As the second wave of Iraq protests entered its fourth week on Friday, November 15, demonstrators got a strong boost from the country's highest Shiite religious authority, which will embolden them to hold their ground as long as their demands for all-out reforms and regime change are not met.
Grand Ayatollah Ali al-Sistani's support was announced in his weekly sermon just concurrent with popular outbursts in several cities in neigboring Iran over gasoline price hikes.
The protests in both countries dominated by Shiite Moslems have many things in common; among which anger at corruption officials tops the list.
The one major difference is the absence of an independent authoritative figurehead in Iran, while in Iraq Grand Ayatollah al-Sistani is considered by most Shiites to be a higher authority than any political leader.
The initial wave of Iraq protests which erupted on October 1 called for social reforms, improvement of basic services, particularly electricity, as well as fighting rampant corruption and unemployment. But they were met with violent a crackdown which in the span of less than a week left at least 104 people killed and 6,107 injured among both demonstrators and security forces, according to Iraq's Interior Ministry spokesman. And by November 10, the casualty figure reportedly rose to more than 319 people killed and 15,000 wounded, according to Iraq's Human Rights Commission.
Most young protesters who took to the streets in the capital Baghdad and other center-south cities ranged in age from 16 to 30. Being members of the so-called "millennial generation", most of them grew up under the current political system which assumed power after the US-led invasion in 2003 and thus had little or no first-hand recollections of Saddam Hussein regime's brutal policies. And they have raised the ceiling of demands in the current wave of protests to include government’s resignation and regime change.

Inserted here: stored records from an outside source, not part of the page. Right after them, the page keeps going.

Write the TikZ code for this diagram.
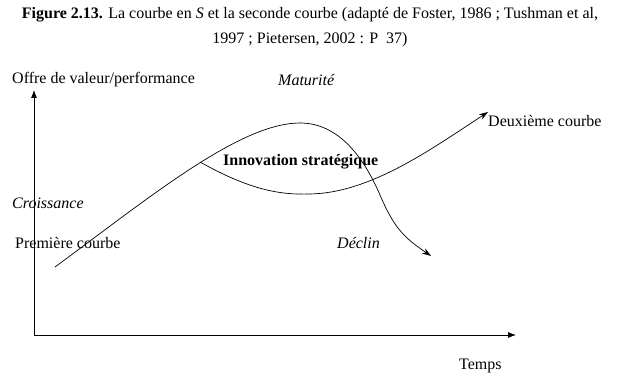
\documentclass[tikz,border=0pt]{standalone}
\usepackage{fontspec}
\setmainfont{Liberation Serif}
\usepackage{tikz}
\usetikzlibrary{positioning}
\usetikzlibrary{arrows.meta}

\tikzset{
  lbl/.style={inner sep=0pt, font=\fontsize{16}{18}\selectfont},
  axe/.style={line width=0.8pt, -{Latex[length=8pt,width=6pt]}},
  courbe/.style={line width=0.7pt},
}

\begin{document}
\begin{tikzpicture}[x=1pt,y=-1pt]
      \useasboundingbox (0,0) rectangle (620,385);
      % titre
      \node[lbl, align=center, font=\fontsize{16}{25}\selectfont] (titre) at (310,27.5)
        {\textbf{Figure 2.13.} La courbe en \textit{S} et la seconde courbe (adapt\'e de Foster, 1986 ; Tushman et al,\\
         1997 ; Pietersen, 2002 : P\ \ 37)};
      % axes
      \coordinate (O) at (34,335);
      \coordinate (ytop) at (34,90);
      \coordinate (xend) at (516,335);
      \draw[axe] (O) -- (ytop);
      \draw[axe] (O) -- (xend);
      \node[lbl, anchor=west] (offre) at (12,80) {Offre de valeur/performance};
      \node[lbl, anchor=west] (temps) at (459,366) {Temps};
      % points des courbes
      \coordinate (debut) at (55,267);
      \coordinate (pic) at (300,123);
      \coordinate (chute) at (380,195);
      \coordinate (fin1) at (431,256);
      \coordinate (creux) at (310,194);
      \coordinate (fin2) at (488,112);
      % premiere courbe
      \draw[courbe] (debut) .. controls (150,197) and (240,123) .. (pic)
        .. controls (340,123) and (365,160) .. (chute);
      \draw[courbe, -{Stealth[length=9pt,width=6pt]}] (chute) .. controls (395,230) and (405,238) .. (fin1);
      % deuxieme courbe
      \coordinate (branche) at (200,162);
      \draw[courbe] (branche) .. controls (250,190) and (280,195) .. (creux);
      \draw[courbe, -{Stealth[length=9pt,width=6pt]}] (creux) .. controls (370,193) and (430,150) .. (fin2);
      % etiquettes
      \node[lbl, anchor=west] (maturite) at (278,80) {\textit{Maturit\'e}};
      \node[lbl, anchor=west] (deux) at (488,121) {Deuxi\`eme courbe};
      \node[lbl, anchor=west] (innov) at (223,162) {\textbf{Innovation strat\'egique}};
      \node[lbl, anchor=west] (crois) at (12,203) {\textit{Croissance}};
      \node[lbl, anchor=west] (prem) at (15,243) {Premi\`ere courbe};
      \node[lbl, anchor=west] (declin) at (337,243) {\textit{D\'eclin}};
    \end{tikzpicture}
\end{document}
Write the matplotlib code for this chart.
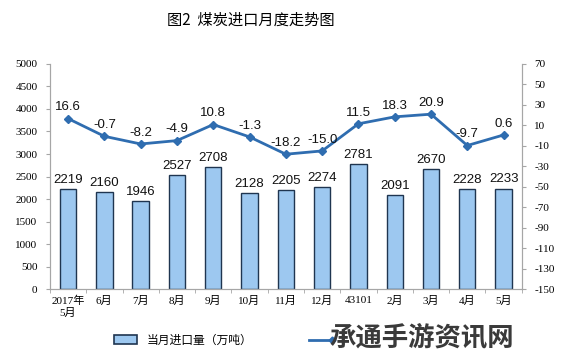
import matplotlib
matplotlib.use("Agg")
import matplotlib.pyplot as plt
from matplotlib.lines import Line2D
from matplotlib.patches import Patch

categories = ["2017年\n5月", "6月", "7月", "8月", "9月", "10月", "11月", "12月",
              "43101", "2月", "3月", "4月", "5月"]
imports = [2219, 2160, 1946, 2527, 2708, 2128, 2205, 2274, 2781, 2091, 2670, 2228, 2233]
growth = [16.6, -0.7, -8.2, -4.9, 10.8, -1.3, -18.2, -15.0, 11.5, 18.3, 20.9, -9.7, 0.6]
left_ticks = list(range(0, 5001, 500))
right_ticks = list(range(-150, 71, 20))

plt.rcParams['font.family'] = ['Liberation Sans', 'Noto Sans CJK SC']
serif = ['Liberation Serif', 'Noto Sans CJK SC']
cjk = ['Noto Sans CJK SC', 'DejaVu Sans']

fig = plt.figure(figsize=(5.61, 3.57), dpi=100)
ax = fig.add_axes([0.089, 0.190, 0.841, 0.631])
ax2 = ax.twinx()

x = list(range(len(categories)))
bar_color = '#9DC8F0'
edge_color = '#1F3550'
line_color = '#2F6DB0'
spine_color = '#A6A6A6'

ax.bar(x, imports, width=0.45, color=bar_color, edgecolor=edge_color, linewidth=1.0, zorder=2)
for xi, v in zip(x, imports):
    ax.text(xi, v + 70, str(v), ha='center', va='bottom', fontsize=9.5, color='#111111')

ax.set_ylim(0, 5000)
ax.set_xlim(-0.45, 12.45)
ax.set_yticks(left_ticks)
ax.set_yticklabels([str(t) for t in left_ticks], family=serif, fontsize=8)
ax.set_xticks(x)
ax.set_xticklabels(categories, family=serif, fontsize=8)
ax.tick_params(axis='x', length=0, pad=5)
ax.set_xticks([i + 0.5 for i in range(-1, 13)], minor=True)
ax.tick_params(axis='x', which='minor', length=3, color=spine_color)
ax.tick_params(axis='y', length=3, color=spine_color, pad=6)

ax2.plot(x, growth, color=line_color, linewidth=2, marker='D', markersize=4.5, zorder=3)
for xi, v in zip(x, growth):
    ax2.text(xi, v + 5, f"{v:.1f}", ha='center', va='bottom', fontsize=9.5, color='#111111')
ax2.set_ylim(-150, 70)
ax2.set_yticks(right_ticks)
ax2.set_yticklabels([str(t) for t in right_ticks], family=serif, fontsize=8)
ax2.tick_params(axis='y', length=3, color=spine_color, pad=6)

for a in (ax, ax2):
    a.spines['top'].set_visible(False)
    for s in ('left', 'right', 'bottom'):
        a.spines[s].set_color(spine_color)
        a.spines[s].set_linewidth(0.8)

fig.text(0.447, 0.943, "图2  煤炭进口月度走势图", ha='center', va='center', fontsize=11,
         family=cjk)

# legend: bar entry
fig.legend([Patch(facecolor=bar_color, edgecolor=edge_color, linewidth=1.2)],
           ["当月进口量（万吨）"], loc='center left',
           bbox_to_anchor=(0.185, 0.047), frameon=False,
           handlelength=1.9, handleheight=0.7,
           prop={'family': cjk, 'size': 8.5})
# legend: line entry (its label is hidden under the watermark in the reference)
fig.add_artist(Line2D([0.551, 0.592], [0.047, 0.047], color=line_color, linewidth=2,
                      marker='D', markersize=3.5, markevery=[1], transform=fig.transFigure))

fig.text(0.752, 0.053, "承通手游资讯网", ha='center', va='center', fontsize=19,
         fontweight='bold', color='#3A3A3A', family=cjk, zorder=10)

fig.savefig("out.png", dpi=100)
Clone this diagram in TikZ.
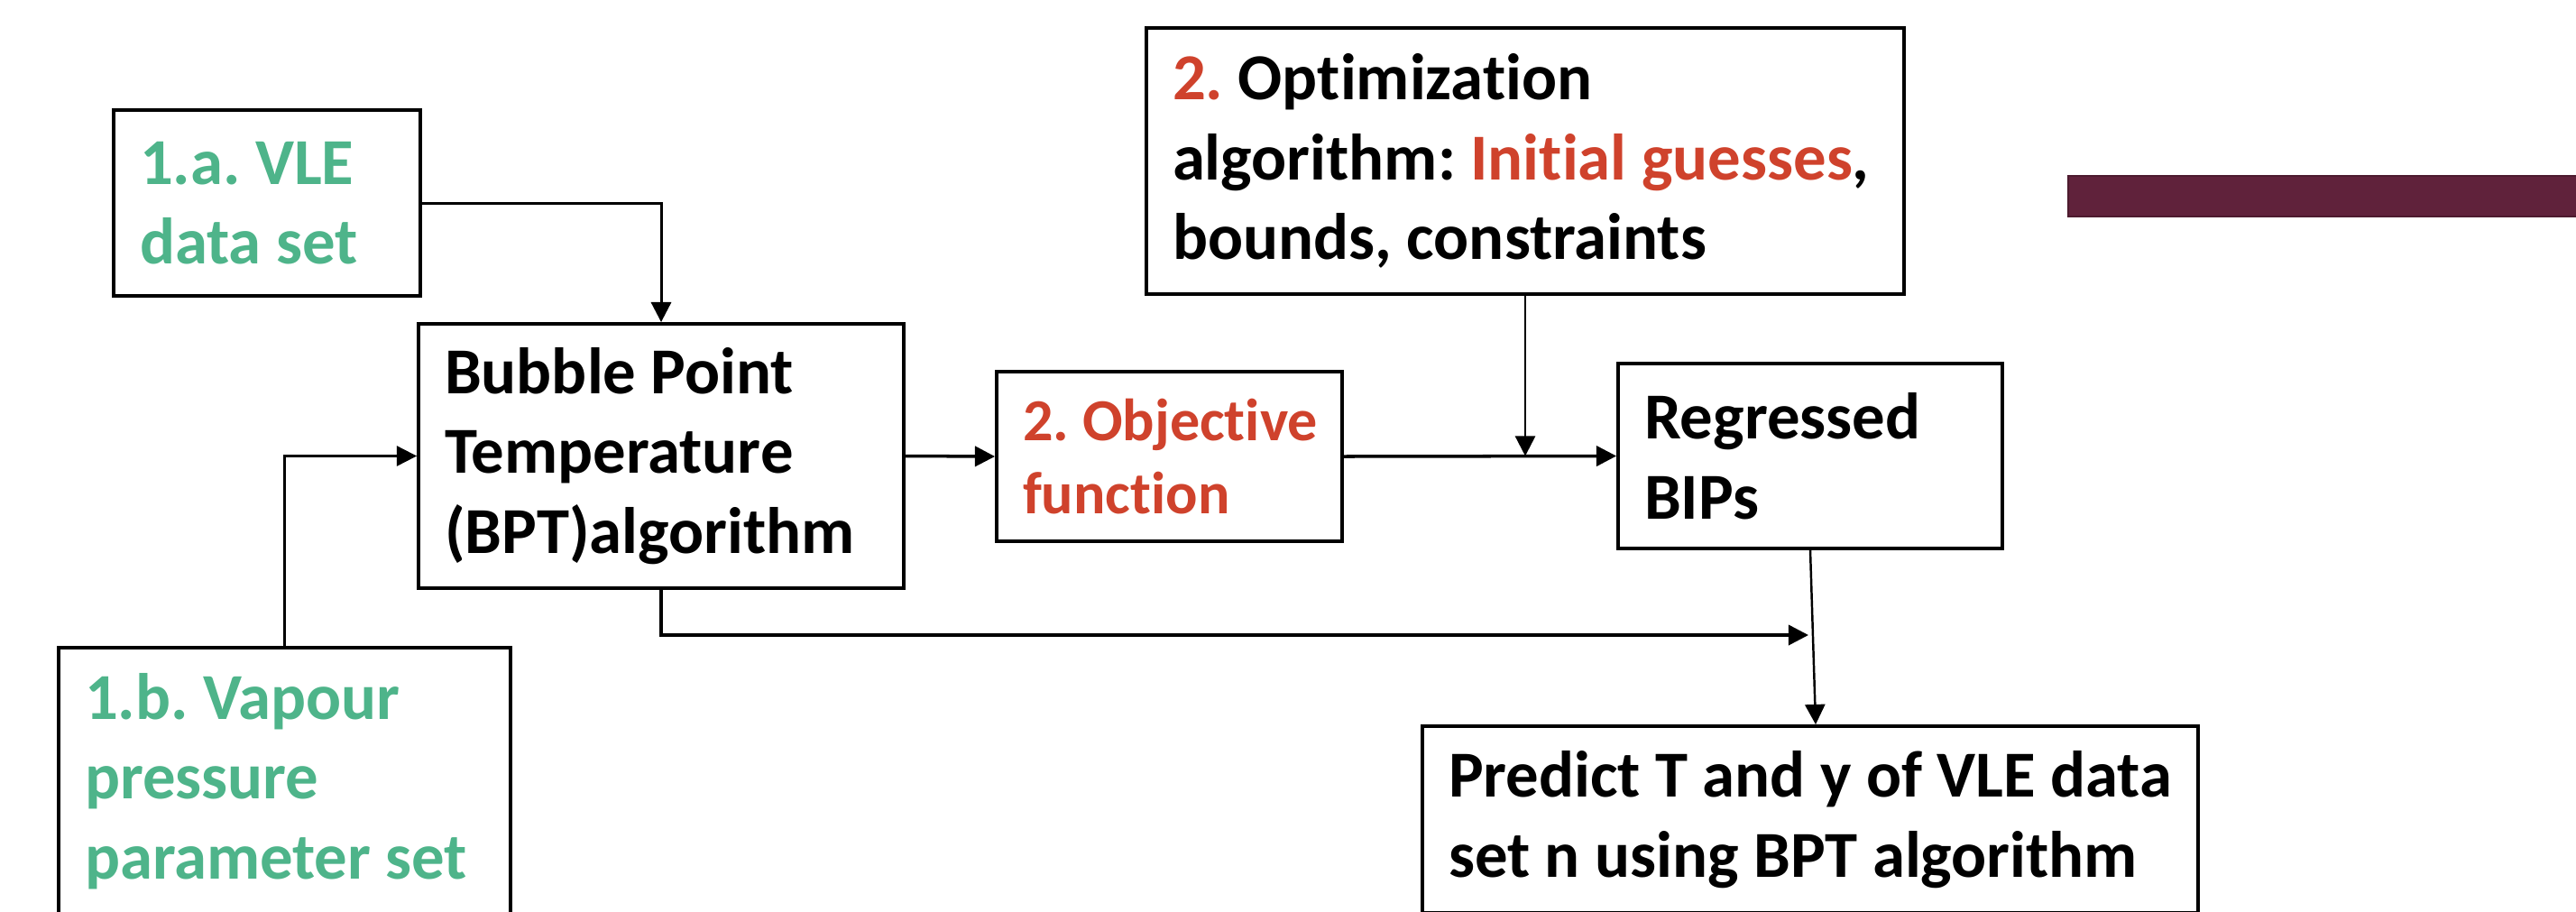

Al-Sistani said on November 15 in a statement published on his official website and read by his representative during Friday prayers in the city of Karbala
that he, firstly, clarifies his position of "supporting the protests and ensuring that they are peaceful and free from any form of violence."
The second point underscores the importance of expediting "the adoption of a fair electoral law that restores citizens' confidence in the electoral process and does not give an unfair advantage to current political parties but gives a real opportunity to change the forces that have ruled the country over the past years..."
The statement notes, thirdly, that the protesters' demands have not been fulfilled to date particularly along the lines of "prosecuting the corrupt and recovering the money looted by them, abolishing the unfair privileges granted to certain groups at the expense of the rest of the people, and avoiding quotas and patronage." Thus, "suspicions are raised about the ability or seriousness of the ruling political forces to implement the demands of the demonstrators even at minimum levels."
In the fourth point of the statement, al-Sistani says, "if those in power think that they can evade the benefits of real reform by stalling and procrastination, they are delusional." He adds, "What comes after these protests will not be the same as before, and they should be aware of that."
Finally, the statement says that "the battle for reform" being waged by the Iraqi people is a national battle and "no outside party should be allowed to interfere in it at any direction."
Al-Sistani’s clear message to both sides strengthened the hand of the protesters, although they face daily use of force by security forces.
The highest religious authority's latest statement was announced and published four days after his meeting with the UN Special Representative to Iraq Jeanine Hennis-Plasschaert at the holy city of Najaf.
The Associated Press reported on November 11 that al-Sistani
welcomed the proposals put forth by the UN in a bid to end the unrest, according to a statement from his office. But he said he was concerned that political parties "do not have sufficient seriousness to implement any true reform." If they do not, he added, a "new approach" was needed.
He was also quoted as saying "the situation cannot continue in the same way it has before the protests," without elaborating.
Meanwhile, fast-moving developments in Iran led to the closure by Iraq of its southern Shalamcheh border crossing with the neighboring country.
Reuters quoted an Iraqi security source and an Iranian diplomat that Iraq closed the border crossing to travelers from both countries on Saturday (November 16).
The security source said Tehran had demanded the closure "because of ongoing public protests in both Iran and Iraq."